[WHAT YOU SHOULD DO]
Below is some material; set it all down exactly, apart from the pictures.

[MATERIAL]

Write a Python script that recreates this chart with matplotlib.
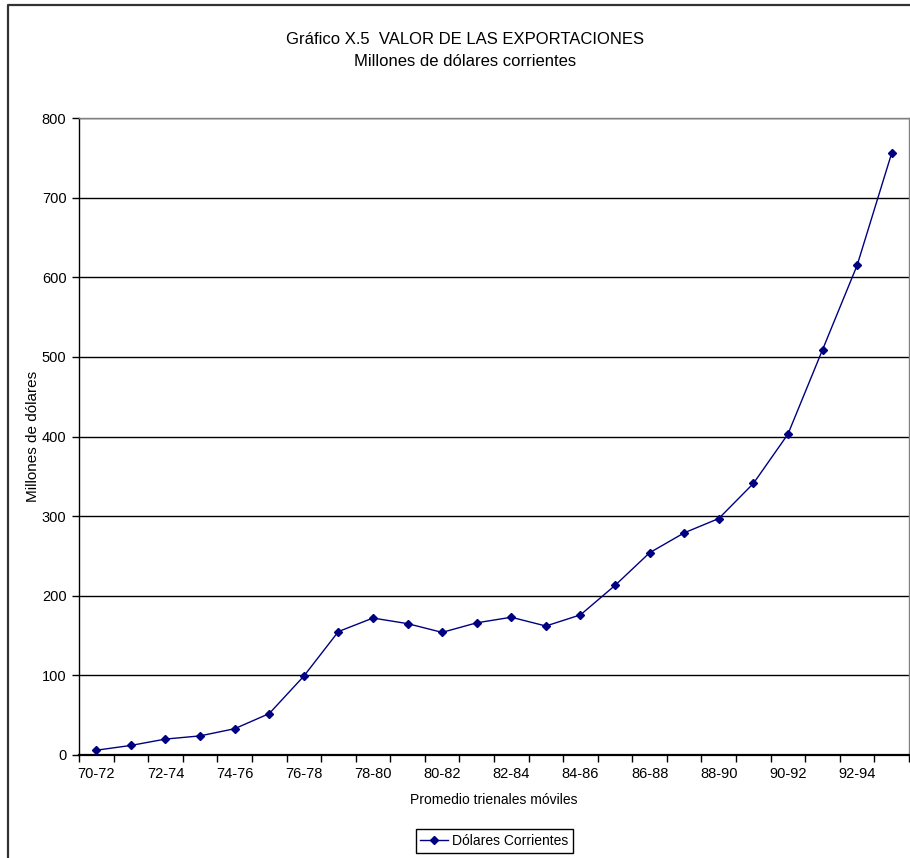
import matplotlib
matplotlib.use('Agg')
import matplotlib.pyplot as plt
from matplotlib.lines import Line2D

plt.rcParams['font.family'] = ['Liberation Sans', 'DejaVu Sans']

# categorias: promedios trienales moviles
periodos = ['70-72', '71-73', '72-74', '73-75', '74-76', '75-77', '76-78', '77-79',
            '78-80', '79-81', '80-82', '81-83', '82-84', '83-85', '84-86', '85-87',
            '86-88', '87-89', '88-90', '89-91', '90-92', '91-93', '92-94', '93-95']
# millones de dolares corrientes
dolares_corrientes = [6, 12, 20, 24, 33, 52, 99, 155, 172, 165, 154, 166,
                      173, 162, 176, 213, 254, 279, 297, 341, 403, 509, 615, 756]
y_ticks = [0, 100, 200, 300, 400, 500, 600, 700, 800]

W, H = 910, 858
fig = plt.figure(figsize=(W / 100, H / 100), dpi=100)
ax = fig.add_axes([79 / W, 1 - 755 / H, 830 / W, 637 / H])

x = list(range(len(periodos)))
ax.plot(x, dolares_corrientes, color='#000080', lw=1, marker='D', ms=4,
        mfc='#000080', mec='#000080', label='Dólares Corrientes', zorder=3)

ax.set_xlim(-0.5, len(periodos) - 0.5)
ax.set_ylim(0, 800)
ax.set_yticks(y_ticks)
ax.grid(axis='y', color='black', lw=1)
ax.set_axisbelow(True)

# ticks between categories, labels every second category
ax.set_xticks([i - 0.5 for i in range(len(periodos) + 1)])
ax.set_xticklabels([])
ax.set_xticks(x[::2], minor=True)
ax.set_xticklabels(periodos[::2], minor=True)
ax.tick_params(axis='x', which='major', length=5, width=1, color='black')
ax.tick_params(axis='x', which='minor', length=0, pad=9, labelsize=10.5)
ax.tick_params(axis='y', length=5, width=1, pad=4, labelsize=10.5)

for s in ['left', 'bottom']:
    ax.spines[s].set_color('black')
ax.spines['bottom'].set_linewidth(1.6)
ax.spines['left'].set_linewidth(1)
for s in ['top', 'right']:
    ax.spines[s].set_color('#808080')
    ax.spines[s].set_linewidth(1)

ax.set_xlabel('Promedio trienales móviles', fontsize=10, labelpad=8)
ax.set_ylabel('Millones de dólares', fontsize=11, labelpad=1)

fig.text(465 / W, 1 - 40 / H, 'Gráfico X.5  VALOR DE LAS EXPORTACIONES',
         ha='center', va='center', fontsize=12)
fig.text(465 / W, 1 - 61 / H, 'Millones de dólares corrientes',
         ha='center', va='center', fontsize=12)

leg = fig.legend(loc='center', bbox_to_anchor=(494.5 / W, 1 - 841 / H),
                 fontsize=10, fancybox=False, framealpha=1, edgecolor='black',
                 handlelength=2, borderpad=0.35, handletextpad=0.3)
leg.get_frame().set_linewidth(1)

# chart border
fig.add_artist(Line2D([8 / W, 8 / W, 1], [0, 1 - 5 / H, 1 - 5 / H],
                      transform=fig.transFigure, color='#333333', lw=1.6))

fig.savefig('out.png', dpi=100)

[RESPONSE TO THE EXERCISE]
Write a Python script that recreates this chart with matplotlib.
import matplotlib
matplotlib.use('Agg')
import matplotlib.pyplot as plt
from matplotlib.lines import Line2D

plt.rcParams['font.family'] = ['Liberation Sans', 'DejaVu Sans']

# categorias: promedios trienales moviles
periodos = ['70-72', '71-73', '72-74', '73-75', '74-76', '75-77', '76-78', '77-79',
            '78-80', '79-81', '80-82', '81-83', '82-84', '83-85', '84-86', '85-87',
            '86-88', '87-89', '88-90', '89-91', '90-92', '91-93', '92-94', '93-95']
# millones de dolares corrientes
dolares_corrientes = [6, 12, 20, 24, 33, 52, 99, 155, 172, 165, 154, 166,
                      173, 162, 176, 213, 254, 279, 297, 341, 403, 509, 615, 756]
y_ticks = [0, 100, 200, 300, 400, 500, 600, 700, 800]

W, H = 910, 858
fig = plt.figure(figsize=(W / 100, H / 100), dpi=100)
ax = fig.add_axes([79 / W, 1 - 755 / H, 830 / W, 637 / H])

x = list(range(len(periodos)))
ax.plot(x, dolares_corrientes, color='#000080', lw=1, marker='D', ms=4,
        mfc='#000080', mec='#000080', label='Dólares Corrientes', zorder=3)

ax.set_xlim(-0.5, len(periodos) - 0.5)
ax.set_ylim(0, 800)
ax.set_yticks(y_ticks)
ax.grid(axis='y', color='black', lw=1)
ax.set_axisbelow(True)

# ticks between categories, labels every second category
ax.set_xticks([i - 0.5 for i in range(len(periodos) + 1)])
ax.set_xticklabels([])
ax.set_xticks(x[::2], minor=True)
ax.set_xticklabels(periodos[::2], minor=True)
ax.tick_params(axis='x', which='major', length=5, width=1, color='black')
ax.tick_params(axis='x', which='minor', length=0, pad=9, labelsize=10.5)
ax.tick_params(axis='y', length=5, width=1, pad=4, labelsize=10.5)

for s in ['left', 'bottom']:
    ax.spines[s].set_color('black')
ax.spines['bottom'].set_linewidth(1.6)
ax.spines['left'].set_linewidth(1)
for s in ['top', 'right']:
    ax.spines[s].set_color('#808080')
    ax.spines[s].set_linewidth(1)

ax.set_xlabel('Promedio trienales móviles', fontsize=10, labelpad=8)
ax.set_ylabel('Millones de dólares', fontsize=11, labelpad=1)

fig.text(465 / W, 1 - 40 / H, 'Gráfico X.5  VALOR DE LAS EXPORTACIONES',
         ha='center', va='center', fontsize=12)
fig.text(465 / W, 1 - 61 / H, 'Millones de dólares corrientes',
         ha='center', va='center', fontsize=12)

leg = fig.legend(loc='center', bbox_to_anchor=(494.5 / W, 1 - 841 / H),
                 fontsize=10, fancybox=False, framealpha=1, edgecolor='black',
                 handlelength=2, borderpad=0.35, handletextpad=0.3)
leg.get_frame().set_linewidth(1)

# chart border
fig.add_artist(Line2D([8 / W, 8 / W, 1], [0, 1 - 5 / H, 1 - 5 / H],
                      transform=fig.transFigure, color='#333333', lw=1.6))

fig.savefig('out.png', dpi=100)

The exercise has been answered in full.